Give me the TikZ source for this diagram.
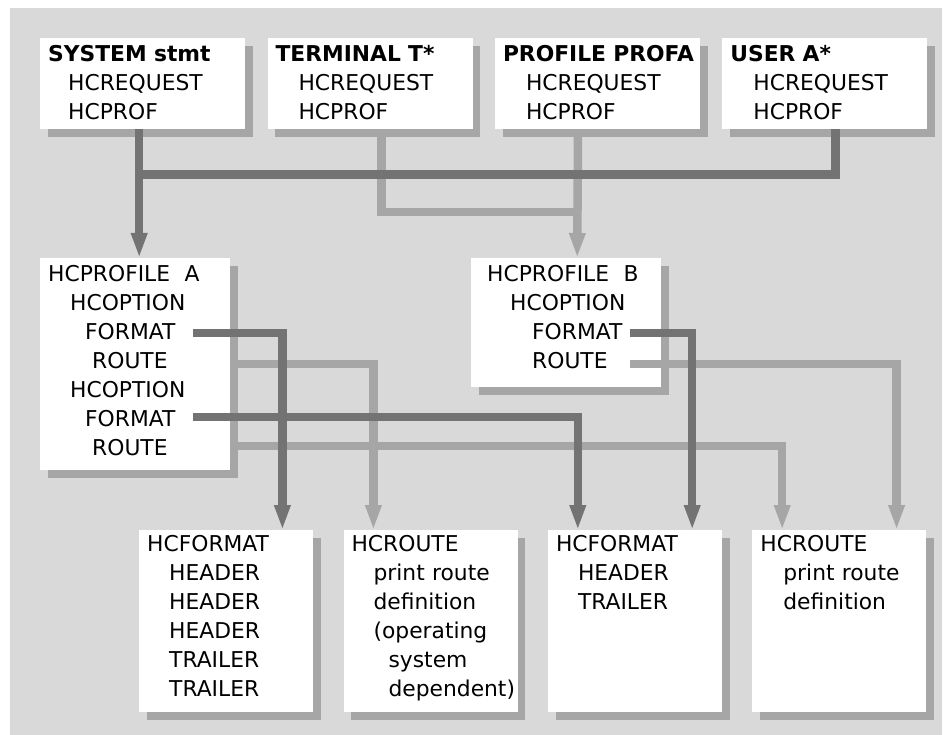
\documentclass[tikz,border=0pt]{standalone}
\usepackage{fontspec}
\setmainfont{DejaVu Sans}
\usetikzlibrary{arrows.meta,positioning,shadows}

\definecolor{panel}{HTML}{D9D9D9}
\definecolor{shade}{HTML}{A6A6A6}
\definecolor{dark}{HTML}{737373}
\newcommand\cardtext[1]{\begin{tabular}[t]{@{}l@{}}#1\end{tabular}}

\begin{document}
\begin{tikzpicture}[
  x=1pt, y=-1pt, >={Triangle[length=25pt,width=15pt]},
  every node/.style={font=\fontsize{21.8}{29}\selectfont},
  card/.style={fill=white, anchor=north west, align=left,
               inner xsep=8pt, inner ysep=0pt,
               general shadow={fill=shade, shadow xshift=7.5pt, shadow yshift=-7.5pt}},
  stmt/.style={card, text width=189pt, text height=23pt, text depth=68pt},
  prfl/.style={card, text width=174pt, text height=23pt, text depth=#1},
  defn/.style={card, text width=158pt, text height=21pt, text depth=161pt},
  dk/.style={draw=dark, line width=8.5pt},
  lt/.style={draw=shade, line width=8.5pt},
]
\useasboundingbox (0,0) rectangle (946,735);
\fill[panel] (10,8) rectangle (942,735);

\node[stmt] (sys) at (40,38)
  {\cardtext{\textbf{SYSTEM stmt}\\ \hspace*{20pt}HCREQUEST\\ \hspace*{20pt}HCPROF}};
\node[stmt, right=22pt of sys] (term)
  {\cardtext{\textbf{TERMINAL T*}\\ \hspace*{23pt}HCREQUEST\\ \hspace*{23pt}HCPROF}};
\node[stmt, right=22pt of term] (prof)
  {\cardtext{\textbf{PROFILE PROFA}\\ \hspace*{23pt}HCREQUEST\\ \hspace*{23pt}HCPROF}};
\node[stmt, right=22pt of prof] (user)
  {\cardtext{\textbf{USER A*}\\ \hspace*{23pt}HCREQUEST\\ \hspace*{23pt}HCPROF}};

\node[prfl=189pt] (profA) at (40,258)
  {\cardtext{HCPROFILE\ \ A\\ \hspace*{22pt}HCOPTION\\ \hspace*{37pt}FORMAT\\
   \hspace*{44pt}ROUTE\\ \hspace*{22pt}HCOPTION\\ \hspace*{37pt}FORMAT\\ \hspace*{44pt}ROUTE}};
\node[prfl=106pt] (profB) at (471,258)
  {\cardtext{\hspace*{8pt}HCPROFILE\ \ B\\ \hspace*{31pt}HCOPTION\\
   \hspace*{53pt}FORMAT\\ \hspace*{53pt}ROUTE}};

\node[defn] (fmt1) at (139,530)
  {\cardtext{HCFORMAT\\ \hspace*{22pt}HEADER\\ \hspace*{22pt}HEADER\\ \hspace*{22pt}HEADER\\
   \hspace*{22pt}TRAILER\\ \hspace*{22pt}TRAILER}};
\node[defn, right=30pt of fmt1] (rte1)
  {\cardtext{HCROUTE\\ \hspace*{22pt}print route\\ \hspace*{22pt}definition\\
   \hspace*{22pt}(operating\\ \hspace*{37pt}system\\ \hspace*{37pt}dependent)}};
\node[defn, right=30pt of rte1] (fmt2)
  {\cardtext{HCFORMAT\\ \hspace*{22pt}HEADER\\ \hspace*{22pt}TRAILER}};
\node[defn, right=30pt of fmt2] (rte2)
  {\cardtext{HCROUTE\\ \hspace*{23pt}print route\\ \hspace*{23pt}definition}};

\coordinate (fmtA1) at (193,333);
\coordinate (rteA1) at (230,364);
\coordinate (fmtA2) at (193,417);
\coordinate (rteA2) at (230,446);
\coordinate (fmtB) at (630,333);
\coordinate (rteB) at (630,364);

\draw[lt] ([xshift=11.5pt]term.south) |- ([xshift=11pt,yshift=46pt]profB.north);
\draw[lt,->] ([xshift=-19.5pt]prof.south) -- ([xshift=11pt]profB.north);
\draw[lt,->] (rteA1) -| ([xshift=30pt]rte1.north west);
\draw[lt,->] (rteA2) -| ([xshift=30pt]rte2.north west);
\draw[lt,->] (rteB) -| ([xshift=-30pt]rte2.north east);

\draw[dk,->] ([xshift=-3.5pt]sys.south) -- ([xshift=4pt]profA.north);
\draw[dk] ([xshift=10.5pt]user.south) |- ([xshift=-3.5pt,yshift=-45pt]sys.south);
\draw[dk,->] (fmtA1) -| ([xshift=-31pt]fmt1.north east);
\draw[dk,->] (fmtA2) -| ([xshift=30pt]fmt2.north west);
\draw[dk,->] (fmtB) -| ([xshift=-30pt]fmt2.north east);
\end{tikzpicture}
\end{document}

····················

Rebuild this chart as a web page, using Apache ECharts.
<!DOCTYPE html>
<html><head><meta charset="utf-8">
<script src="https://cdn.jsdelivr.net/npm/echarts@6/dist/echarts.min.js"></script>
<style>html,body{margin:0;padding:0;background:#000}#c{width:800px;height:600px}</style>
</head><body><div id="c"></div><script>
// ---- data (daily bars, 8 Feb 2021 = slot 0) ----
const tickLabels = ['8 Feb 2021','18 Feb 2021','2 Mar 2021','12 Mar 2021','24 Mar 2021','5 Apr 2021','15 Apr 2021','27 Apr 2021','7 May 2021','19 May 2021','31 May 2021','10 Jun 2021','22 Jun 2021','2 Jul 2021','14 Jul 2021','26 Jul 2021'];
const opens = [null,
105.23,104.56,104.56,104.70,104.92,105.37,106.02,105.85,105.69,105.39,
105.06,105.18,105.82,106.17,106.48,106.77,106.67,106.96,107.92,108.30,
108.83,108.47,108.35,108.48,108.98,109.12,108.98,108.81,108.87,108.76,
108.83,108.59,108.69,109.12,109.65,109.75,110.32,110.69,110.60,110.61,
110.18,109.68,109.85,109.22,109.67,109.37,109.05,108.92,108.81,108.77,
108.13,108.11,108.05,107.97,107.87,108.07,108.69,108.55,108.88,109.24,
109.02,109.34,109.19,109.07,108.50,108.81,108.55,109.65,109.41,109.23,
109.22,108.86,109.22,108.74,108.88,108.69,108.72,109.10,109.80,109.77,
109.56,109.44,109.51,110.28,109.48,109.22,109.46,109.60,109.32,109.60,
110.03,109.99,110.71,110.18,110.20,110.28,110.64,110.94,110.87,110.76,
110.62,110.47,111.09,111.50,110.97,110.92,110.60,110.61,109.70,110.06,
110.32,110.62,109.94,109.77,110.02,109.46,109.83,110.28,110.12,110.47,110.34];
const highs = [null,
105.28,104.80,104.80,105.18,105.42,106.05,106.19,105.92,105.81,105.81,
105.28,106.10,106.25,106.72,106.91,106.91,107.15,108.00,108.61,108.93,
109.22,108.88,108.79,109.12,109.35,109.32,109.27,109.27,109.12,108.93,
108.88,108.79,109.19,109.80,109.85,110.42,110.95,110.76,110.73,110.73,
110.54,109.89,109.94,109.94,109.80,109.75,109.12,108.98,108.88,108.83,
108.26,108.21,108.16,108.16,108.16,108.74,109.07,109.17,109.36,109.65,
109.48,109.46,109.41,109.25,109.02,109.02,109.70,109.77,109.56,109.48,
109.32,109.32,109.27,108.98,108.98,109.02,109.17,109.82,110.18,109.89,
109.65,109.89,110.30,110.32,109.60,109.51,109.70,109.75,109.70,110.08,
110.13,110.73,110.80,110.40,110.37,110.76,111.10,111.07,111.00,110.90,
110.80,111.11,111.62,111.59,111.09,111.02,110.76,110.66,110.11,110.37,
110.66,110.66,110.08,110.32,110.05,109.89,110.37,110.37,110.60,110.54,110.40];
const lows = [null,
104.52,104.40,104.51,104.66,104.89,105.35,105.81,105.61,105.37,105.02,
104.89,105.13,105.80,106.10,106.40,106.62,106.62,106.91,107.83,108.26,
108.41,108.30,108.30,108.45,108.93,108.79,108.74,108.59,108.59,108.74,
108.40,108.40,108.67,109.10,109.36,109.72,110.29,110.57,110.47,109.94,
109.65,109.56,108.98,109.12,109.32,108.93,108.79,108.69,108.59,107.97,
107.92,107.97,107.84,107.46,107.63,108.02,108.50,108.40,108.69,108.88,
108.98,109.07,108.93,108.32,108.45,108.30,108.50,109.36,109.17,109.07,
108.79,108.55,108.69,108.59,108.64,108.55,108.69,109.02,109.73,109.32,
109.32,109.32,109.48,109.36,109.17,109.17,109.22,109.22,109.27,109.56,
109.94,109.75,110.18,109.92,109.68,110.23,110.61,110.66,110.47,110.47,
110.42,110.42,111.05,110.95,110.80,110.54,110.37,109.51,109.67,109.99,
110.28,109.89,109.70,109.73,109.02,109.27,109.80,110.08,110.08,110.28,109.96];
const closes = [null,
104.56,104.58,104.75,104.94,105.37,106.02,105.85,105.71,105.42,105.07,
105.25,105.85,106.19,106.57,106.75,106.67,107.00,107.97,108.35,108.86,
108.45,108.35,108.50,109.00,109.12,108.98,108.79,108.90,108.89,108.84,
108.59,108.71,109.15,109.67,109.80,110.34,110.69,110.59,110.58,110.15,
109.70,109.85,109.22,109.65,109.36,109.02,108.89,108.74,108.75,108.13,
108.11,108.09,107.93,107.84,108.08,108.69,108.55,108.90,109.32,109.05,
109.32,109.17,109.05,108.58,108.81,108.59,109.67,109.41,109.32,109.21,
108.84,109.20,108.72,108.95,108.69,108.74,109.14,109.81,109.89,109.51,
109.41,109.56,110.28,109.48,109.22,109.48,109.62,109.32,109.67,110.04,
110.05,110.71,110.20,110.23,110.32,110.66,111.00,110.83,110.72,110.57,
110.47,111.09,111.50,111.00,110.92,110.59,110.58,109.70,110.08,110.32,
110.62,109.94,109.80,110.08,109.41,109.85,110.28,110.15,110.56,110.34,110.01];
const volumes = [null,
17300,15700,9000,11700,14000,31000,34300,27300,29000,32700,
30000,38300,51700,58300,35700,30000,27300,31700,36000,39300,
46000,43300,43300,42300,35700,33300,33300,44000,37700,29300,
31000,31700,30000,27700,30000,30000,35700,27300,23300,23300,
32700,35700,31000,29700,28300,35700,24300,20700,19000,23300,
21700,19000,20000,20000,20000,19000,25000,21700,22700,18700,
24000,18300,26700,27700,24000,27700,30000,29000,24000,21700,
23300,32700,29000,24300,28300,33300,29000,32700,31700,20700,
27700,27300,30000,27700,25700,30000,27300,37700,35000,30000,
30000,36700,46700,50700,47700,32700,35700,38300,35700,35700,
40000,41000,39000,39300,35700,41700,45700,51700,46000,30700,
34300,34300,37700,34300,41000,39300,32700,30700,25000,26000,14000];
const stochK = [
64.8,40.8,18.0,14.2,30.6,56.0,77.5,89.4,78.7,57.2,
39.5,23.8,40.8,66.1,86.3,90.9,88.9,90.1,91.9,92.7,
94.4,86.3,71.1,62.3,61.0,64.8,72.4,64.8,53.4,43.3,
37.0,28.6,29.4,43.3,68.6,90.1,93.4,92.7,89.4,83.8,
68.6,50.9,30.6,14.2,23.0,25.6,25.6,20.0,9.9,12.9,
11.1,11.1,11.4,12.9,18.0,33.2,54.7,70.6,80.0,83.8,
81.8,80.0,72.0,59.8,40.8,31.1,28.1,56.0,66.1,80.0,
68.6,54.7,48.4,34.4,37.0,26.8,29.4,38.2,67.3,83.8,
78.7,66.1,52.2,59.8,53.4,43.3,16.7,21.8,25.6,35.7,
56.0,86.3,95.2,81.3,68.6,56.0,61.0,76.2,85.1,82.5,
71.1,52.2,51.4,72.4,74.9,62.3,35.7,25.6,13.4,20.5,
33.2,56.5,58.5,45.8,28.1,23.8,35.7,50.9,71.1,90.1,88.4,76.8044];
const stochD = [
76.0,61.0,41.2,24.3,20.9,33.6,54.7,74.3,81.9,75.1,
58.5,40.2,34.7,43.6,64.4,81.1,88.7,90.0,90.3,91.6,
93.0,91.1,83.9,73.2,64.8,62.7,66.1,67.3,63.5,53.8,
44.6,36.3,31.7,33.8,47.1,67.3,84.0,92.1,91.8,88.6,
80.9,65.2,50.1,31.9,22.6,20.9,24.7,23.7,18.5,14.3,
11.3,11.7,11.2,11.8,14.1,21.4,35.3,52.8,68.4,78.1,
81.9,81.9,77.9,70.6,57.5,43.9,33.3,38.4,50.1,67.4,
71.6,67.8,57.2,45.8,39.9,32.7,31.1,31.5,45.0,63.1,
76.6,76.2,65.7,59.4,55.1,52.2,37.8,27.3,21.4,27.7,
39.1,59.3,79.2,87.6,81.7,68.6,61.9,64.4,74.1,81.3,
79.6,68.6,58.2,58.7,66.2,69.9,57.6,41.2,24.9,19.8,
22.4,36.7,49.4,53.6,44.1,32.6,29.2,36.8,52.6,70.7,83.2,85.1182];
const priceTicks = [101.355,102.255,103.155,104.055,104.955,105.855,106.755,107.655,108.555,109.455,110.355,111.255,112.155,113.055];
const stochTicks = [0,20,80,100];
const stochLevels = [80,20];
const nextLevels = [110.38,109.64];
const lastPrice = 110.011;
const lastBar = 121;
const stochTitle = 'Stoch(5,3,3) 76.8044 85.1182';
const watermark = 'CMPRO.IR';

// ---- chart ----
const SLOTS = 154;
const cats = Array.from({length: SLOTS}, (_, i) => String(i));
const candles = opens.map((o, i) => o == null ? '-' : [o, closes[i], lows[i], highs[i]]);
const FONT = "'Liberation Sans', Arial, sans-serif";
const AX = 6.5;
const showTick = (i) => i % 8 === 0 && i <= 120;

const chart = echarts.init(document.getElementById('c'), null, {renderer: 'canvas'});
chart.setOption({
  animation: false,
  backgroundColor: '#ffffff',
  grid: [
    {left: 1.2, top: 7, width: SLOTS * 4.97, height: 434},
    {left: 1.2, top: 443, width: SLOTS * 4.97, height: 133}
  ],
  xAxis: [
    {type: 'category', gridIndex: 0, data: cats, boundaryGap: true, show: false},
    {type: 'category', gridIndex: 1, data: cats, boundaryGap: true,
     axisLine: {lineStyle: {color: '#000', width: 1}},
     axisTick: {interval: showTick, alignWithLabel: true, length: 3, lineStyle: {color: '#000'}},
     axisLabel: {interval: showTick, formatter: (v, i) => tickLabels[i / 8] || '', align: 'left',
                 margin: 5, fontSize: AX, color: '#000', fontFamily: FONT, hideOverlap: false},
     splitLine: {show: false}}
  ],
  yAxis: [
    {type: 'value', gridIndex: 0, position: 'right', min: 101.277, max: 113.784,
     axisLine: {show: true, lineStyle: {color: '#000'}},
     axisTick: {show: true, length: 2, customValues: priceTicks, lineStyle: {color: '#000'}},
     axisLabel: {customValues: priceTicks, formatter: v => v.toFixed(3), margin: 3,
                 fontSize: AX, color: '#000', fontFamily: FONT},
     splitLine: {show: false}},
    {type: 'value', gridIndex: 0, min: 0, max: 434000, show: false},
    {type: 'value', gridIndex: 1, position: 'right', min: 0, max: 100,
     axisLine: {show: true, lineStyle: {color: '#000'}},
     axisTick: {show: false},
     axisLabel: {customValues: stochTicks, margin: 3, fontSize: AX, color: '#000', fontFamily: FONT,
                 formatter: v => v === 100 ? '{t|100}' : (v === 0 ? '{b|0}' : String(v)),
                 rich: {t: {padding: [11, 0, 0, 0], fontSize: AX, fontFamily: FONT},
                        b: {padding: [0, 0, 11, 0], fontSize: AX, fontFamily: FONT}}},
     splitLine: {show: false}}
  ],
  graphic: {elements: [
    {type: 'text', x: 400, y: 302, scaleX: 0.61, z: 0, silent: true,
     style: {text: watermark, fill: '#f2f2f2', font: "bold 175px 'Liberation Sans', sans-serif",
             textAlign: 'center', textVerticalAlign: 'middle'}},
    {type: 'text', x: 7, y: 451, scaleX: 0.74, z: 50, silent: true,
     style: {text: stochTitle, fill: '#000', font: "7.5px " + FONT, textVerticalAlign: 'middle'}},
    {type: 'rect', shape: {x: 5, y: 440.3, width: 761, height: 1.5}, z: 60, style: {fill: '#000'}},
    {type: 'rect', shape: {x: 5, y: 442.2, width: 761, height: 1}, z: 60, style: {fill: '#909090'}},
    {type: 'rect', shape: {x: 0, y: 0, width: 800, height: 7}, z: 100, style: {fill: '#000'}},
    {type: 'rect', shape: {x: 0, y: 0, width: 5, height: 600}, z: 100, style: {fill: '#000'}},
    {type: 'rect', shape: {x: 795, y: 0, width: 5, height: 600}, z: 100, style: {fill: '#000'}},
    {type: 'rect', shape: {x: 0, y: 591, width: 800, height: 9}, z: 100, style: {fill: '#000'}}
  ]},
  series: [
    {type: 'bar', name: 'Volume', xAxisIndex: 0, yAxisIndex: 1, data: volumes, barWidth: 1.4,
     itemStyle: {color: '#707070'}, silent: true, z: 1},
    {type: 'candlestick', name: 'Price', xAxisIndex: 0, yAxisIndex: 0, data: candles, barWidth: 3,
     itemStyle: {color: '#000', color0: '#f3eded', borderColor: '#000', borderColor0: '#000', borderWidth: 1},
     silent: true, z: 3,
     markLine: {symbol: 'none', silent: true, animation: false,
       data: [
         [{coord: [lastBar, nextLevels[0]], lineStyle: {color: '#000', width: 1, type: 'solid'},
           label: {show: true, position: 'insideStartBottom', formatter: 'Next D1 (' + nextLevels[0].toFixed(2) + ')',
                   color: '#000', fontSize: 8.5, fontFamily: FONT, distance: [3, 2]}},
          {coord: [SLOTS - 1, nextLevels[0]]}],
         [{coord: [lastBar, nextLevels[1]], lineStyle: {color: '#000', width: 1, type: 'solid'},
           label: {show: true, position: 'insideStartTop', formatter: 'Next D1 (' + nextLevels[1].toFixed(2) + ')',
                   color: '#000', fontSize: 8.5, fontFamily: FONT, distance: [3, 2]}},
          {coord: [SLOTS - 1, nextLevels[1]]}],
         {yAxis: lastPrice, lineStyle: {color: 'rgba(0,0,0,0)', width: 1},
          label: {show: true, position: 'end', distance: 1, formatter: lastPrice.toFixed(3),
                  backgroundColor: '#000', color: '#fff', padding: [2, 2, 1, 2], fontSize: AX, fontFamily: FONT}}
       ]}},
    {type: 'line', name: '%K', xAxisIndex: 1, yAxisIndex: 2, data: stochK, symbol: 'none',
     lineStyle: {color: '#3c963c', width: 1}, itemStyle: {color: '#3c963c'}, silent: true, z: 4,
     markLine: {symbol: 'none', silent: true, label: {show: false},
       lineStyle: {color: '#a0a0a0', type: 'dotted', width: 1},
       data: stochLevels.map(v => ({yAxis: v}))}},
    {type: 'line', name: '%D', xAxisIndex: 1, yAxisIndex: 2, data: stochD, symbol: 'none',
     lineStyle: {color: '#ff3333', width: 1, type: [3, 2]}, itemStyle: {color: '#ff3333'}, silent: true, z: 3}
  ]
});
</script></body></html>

····················

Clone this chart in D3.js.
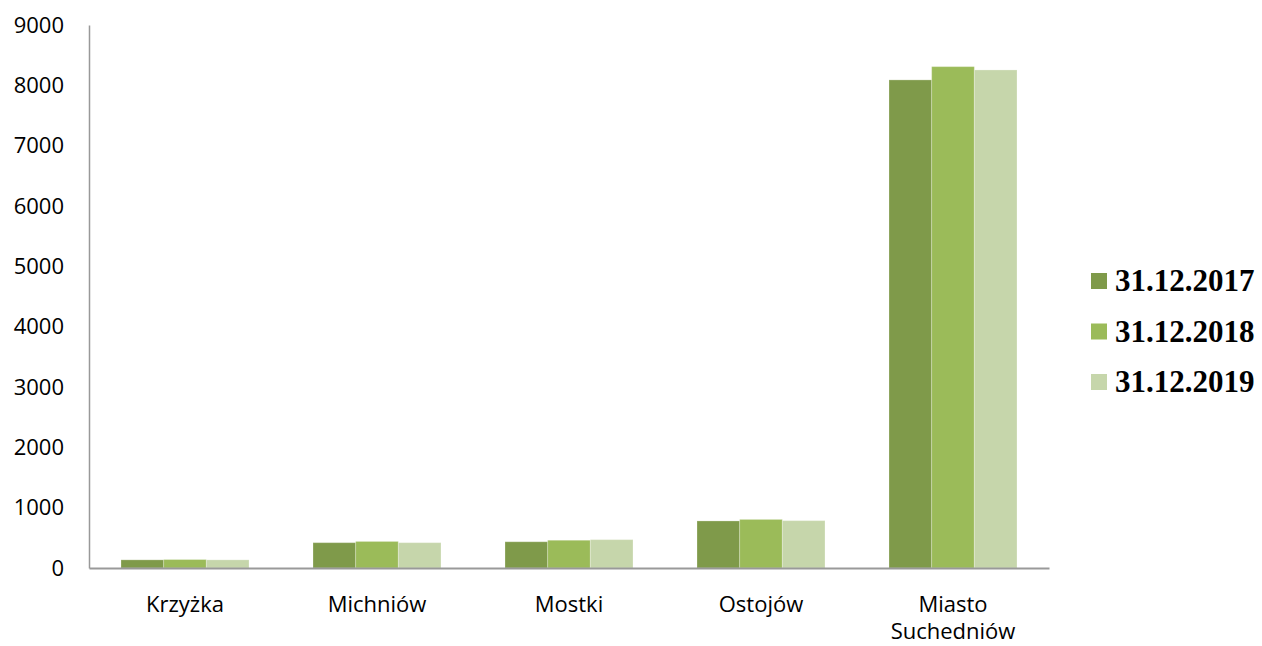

····················

| Task instructions |
The material above holds pictures; leave them out. Repeat exactly the lines from the one containing "Give me the TikZ source for this diagram." through the one containing "(10,8) rectangle (942,735);", and nothing else.

| Task answer |
Give me the TikZ source for this diagram.
\documentclass[tikz,border=0pt]{standalone}
\usepackage{fontspec}
\setmainfont{DejaVu Sans}
\usetikzlibrary{arrows.meta,positioning,shadows}

\definecolor{panel}{HTML}{D9D9D9}
\definecolor{shade}{HTML}{A6A6A6}
\definecolor{dark}{HTML}{737373}
\newcommand\cardtext[1]{\begin{tabular}[t]{@{}l@{}}#1\end{tabular}}

\begin{document}
\begin{tikzpicture}[
  x=1pt, y=-1pt, >={Triangle[length=25pt,width=15pt]},
  every node/.style={font=\fontsize{21.8}{29}\selectfont},
  card/.style={fill=white, anchor=north west, align=left,
               inner xsep=8pt, inner ysep=0pt,
               general shadow={fill=shade, shadow xshift=7.5pt, shadow yshift=-7.5pt}},
  stmt/.style={card, text width=189pt, text height=23pt, text depth=68pt},
  prfl/.style={card, text width=174pt, text height=23pt, text depth=#1},
  defn/.style={card, text width=158pt, text height=21pt, text depth=161pt},
  dk/.style={draw=dark, line width=8.5pt},
  lt/.style={draw=shade, line width=8.5pt},
]
\useasboundingbox (0,0) rectangle (946,735);
\fill[panel] (10,8) rectangle (942,735);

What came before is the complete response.